In one example, Application A experiences a big boost every time its memory size is doubled, while Application B sees a more modest boost and Application C is only lightly affected by memory size. Any system that runs any instances of Application A should allocate as much shared memory to that application as it can and should allocate anything left over to Application B.
If there are no instances of Application A, then Application B should get most of the memory pool, with any leftovers going to Application C. All the applications, then, will benefit from this improved performance.
But this example is too simple. If a block of memory frees up, and data center managers can use that block to accelerate an instance of Application B by 12%, but it will only accelerate an instance of Application A by 11% simply because Application A has already been allocated a lot of memory, then the dynamic allocation algorithm should favor Application B.

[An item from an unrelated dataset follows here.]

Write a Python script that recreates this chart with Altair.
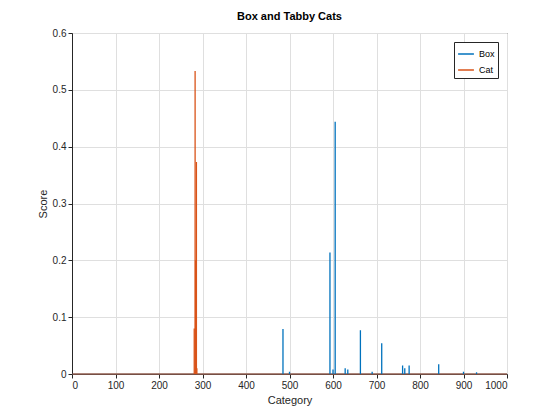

A relatively sophisticated supervisor must manage this process. This software will be developed over time.
In the end, though, it's all about how a large system can provide more memory to the most memory-hungry applications in their time of need, while simultaneously reducing the data center's DRAM population, with its high cost, power consumption and cooling requirements.
CXL technology provides large memory at a low cost for memory-hungry applications. It also enables accelerators and servers to write into each other's memories, along with maintaining coherency. That's quite a lot for something that is a new protocol operating over existing PCIe hardware.